Consequently, as done in the previous article, the systems’ complexities was analysed by means of the Crutchfield’s Statistical measure of complexity, as it was shown that it was the measure that best captures the qualitative notion of complexity of systems.

As shown in the previous article, Bitcoin blockchain can be seen as an infinite-string-production є-machine (see figure above) that oscillates between two states about every 10 minutes: the mining state (m) and the broadcasting state (b), in which the desired nonce was found and the validated block is broadcast to the P2P network for inclusion into the blockchain.




These extremely low statistical complexity results lead us to the conclusion that PoW-based blockchains, in general, can hardly be considered complex, confirming and extending to all these cryptocurrencies Nakamoto’s statement about Bitcoin that “the network is robust in its unstructured simplicity”. The functioning of these blockchains may be regarded as algorithmically complicated, but not complex.

As the PoW-based cryptocurrencies are computing-power-intensive nature and suffer from significant energy consumption cost overhead in the operation of such networks, there was recently a burst of popularity of the cryptocurrencies that used an alternative algorithm known as “Proof-of-Stake” (PoS) for choosing the block creators.
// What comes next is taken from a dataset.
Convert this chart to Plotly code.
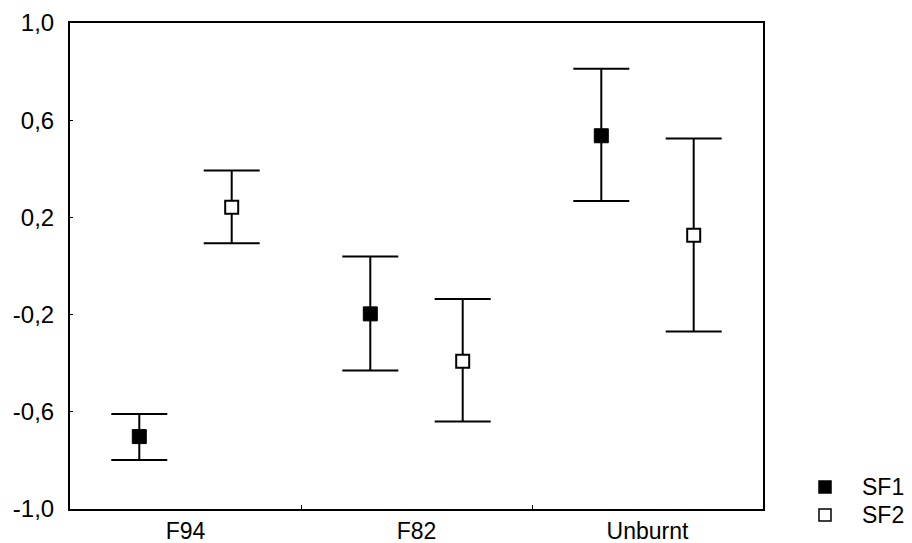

In purely PoS-based cryptocurrencies, the creator of the next block is selected in a deterministic (pseudo-random) way, and the probability that an account is chosen depends on its current wealth (the stake) and not its computational resources. For this reason, in PoS cryptocurrencies, the blocks are usually said to be forged (in the blacksmith sense of this word) or minted.

Therefore, PoS-based blockchains can also be seen as infinite-string-production є-machines that oscillate between two states about every minute: the targeting state (t) and the broadcasting state (b).

Consequently, applying to Nxt the same procedure, the Crutchfield’s Statistical Complexity measure is obtained as 0.122, a value of that is 10 to 20 orders of magnitude bigger than those of Table 1 and that, consequently, raise serious concerns about the possibility of Nxt entering a chaotic regime at any time without notice. For details of the calculation and a discussion on this result, see an extended version of this article.

There are also other protocols PoS with conceptually different implementations. For example, the forging probability may also depend on the so-called coin age, which is simply defined as currency amount times holding period the time the coins were in the account without being transferred.

Another example of PoS variation is Reddcoin’s Proof of Stake Velocity (PoSV), which intends “to encourage both ownership (Stake) and activity (Velocity) which directly correspond to the two main functions of Reddcoin as a real currency: a store of value and a medium of exchange.”

There is also hybrid PoW+PoS implementations, in which PoW mining works as both a steady distribution channel for the cryptocurrency and a fall-back network security mechanism. As PoW block rewards go down over time, the PoS protocol has enough time to move to the spotlight.

For example, in King and Nadal’s Peercoin design, a new minting process is introduced for PoS blocks in addition to Bitcoin’s PoW minting, and blocks are separated into two distinct types: PoW blocks and PoS blocks. However, a significant difference is that the hashing operation is done over a limited search space (more specifically one hash per unspent wallet-output per second) instead of an unlimited search space as in PoW. Thus, no significant consumption of energy is involved.



The figure above exhibits a comparison of the calculated complexities according to the consensus protocols. One observes a dramatically higher value of the complexity measure of the Nxt PoS protocol in comparison to the other protocols.

The higher difficulty of the other protocols in being selected to mine/forge a block, and consequently needed higher hashrate, lead to their lower complexity value. In contrast, as the time interval between blocks forging in Nxt is kept around 60 seconds, the probability of any node to be selected is hugely higher than other currencies.

This may be not a feature of PoS protocol itself, however, but a characteristic of Nxt. It is conceivable, therefore, that some different implementation of the basic PoS protocol could have a higher competition among ‘forgers’ and, consequently, a lower complexity.
Conclusion

This work suggests that Crutchfield’s Statistical Complexity may be used as an effective analysis tool to evaluate the viability of proposed high-performance network cryptographic methods from the available quantitative data.